Steel consolidation drives China’s growth

It is not hard to see what is driving growth in China.

Beijing is actively pushing consolidation of the massive state sector, as a recent Reuters article illustrates.

China Baowu Steel Group, the country’s top steelmaker by output, is itself the product of a consolidation of Baoshan Iron & Steel and Wuhan Iron & Steel in 2016, plus further additions since. Baowu has now absorbed stainless producer Taiyuan Iron & Steel (Group) Co Ltd (TISCO) by taking a 51% controlling stake.

No money has changed hands, Reuters reports. The deal is valued at 14.5 billion yuan ($2.10 billion) because it is a “state-backed re-structuring.”
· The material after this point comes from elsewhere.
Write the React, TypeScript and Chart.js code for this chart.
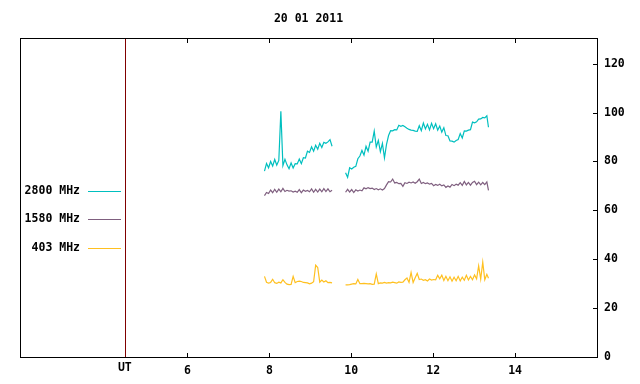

A controlling stake in TISCO will help Baowu achieve a goal of producing 100 million tonnes of steel per year, Reuters reports. The deal will also allow it to “enhance its overall competitiveness in the stainless steel sector,” the company said.

But analysts are reported as saying the aim is also to provide better control of market prices.

China Baowu Steel will be second only to stainless steel market leader Tsingshan Holding Group in terms of global ranking.

To gauge the size of these state-engineered behemoths, TISCO may be No. 2. However, at 4.5 million tons of capacity, it is greater than half the size of Europe’s 7 million tons stainless steel production and nearly twice as large as the U.S.’s 2.6 million tons.

TISCO alone could meet all of the raw tonnage needs of North and South America — plus the rest of the world outside of Asia and Europe, with capacity to spare.

The economies of scale and market influence such size provides is significant, not just in setting domestic prices but in setting raw material prices for constituents like nickel, chrome, and molybdenum used in stainless alloying.

China is driving consolidation reportedly to achieve better environmental compliance and “to achieve orderly market competition.”

Make of that what you will in a state-controlled, centralist economy.